Human remains found in search for missing Fort Hood private
FORT HOOD, Texas (KWTX/Gray News) – Human remains have been found in the search for missing Fort Hood Pfc. Vanessa Guillen, 20, who disappeared without a trace more than two months ago.
U.S. Army Criminal Investigation Command agents returned to “an area of interest” near the Leon River, CID Chief of Public Affairs Chris Grey said in a statement Tuesday.
“After receiving additional information, agents have discovered what has been described as partial human remains after analysis from a forensic anthropologist,” he said.
“Army CID agents are currently on scene with the Texas Rangers, the FBI and Bell County Sheriff’s Department,” he said.
“No confirmation as to the identity of the remains has been made at this point and we ask for the media and public’s understanding that the identification process can take time.”
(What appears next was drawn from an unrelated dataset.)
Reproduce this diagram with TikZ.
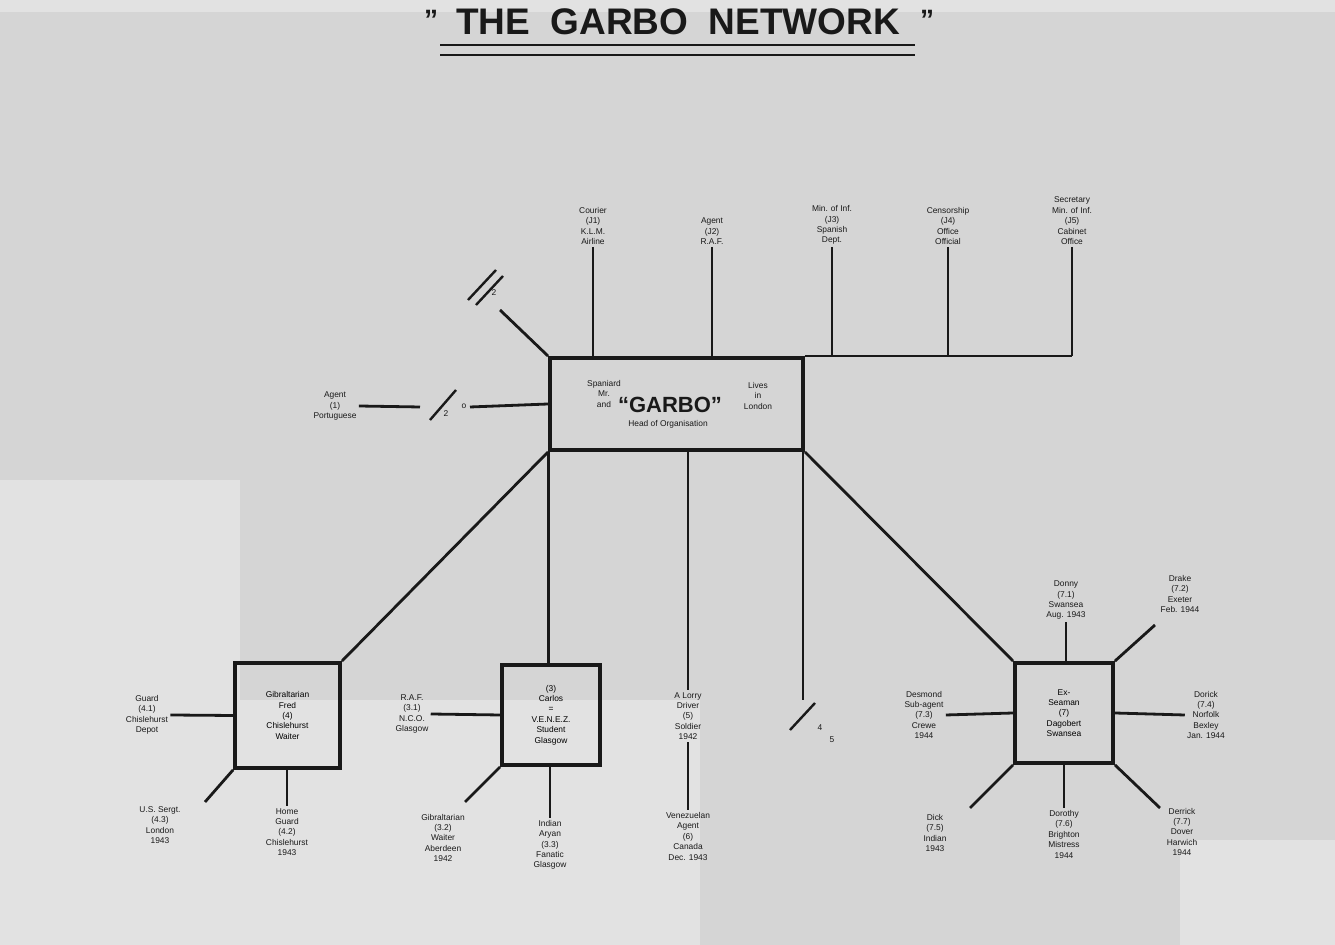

A resident who smelled an unusual odor in the area Tuesday called the Bell County Sheriff’s Office, which found the remains in a shallow grave near where Texas Equusearch volunteers scoured the river earlier as part of their effort to find Guillen, who disappeared sometime between 11:30 a.m. and 12:30 p.m. on April 22.
“The search is over,” the group’s founder, Tim Miller, told KWTX as he left to head for the scene.
Guillen was last seen in the parking lot of her 3rd Cavalry Regiment Engineer Squadron Headquarters.
Keys to her car and her barracks room and her ID card and wallet were later found in the armory room where she had worked earlier in the day.
She was last seen wearing a black T-shirt and purple fitness-type pants.
Guillen, an avid runner, is 5-foot-2, weighs 126 pounds and has black hair and brown eyes.
A reward totaling $50,000 is offered for information leading to her whereabouts.
Anguish and anger of missing soldier’s mother inspired California artist
The anguish and anger of the mother of the missing soldier, Gloria Guillen, as she spoke at a news conference on June 23, inspired a California artist to create images of Vanessa to share on social media.
“Hearing her mom speak at that press conference tore me apart. I just had my baby and as a mother, I just clicked with her,” said Cherine Mendoza, who lives in the Los Angeles area.
Mendoza used to paint pictures of such historical figures as Frida, Yalitza, and Selena, but since hearing Vanessa’s story she says she feels called, as a mother and a Latina, to create art that can inform others on what is happening in the world today.
“I needed to do this,” she said.
“I am not an activist, I’m not out there, I have kids so I have to connect my artwork with what is going on,” Mendoza said.
“They need to hear us roar and that we are with her (Gloria) and someone like me who doesn’t know her I feel her pain and I am going to try to contribute in any way that I can,” Mendoza said.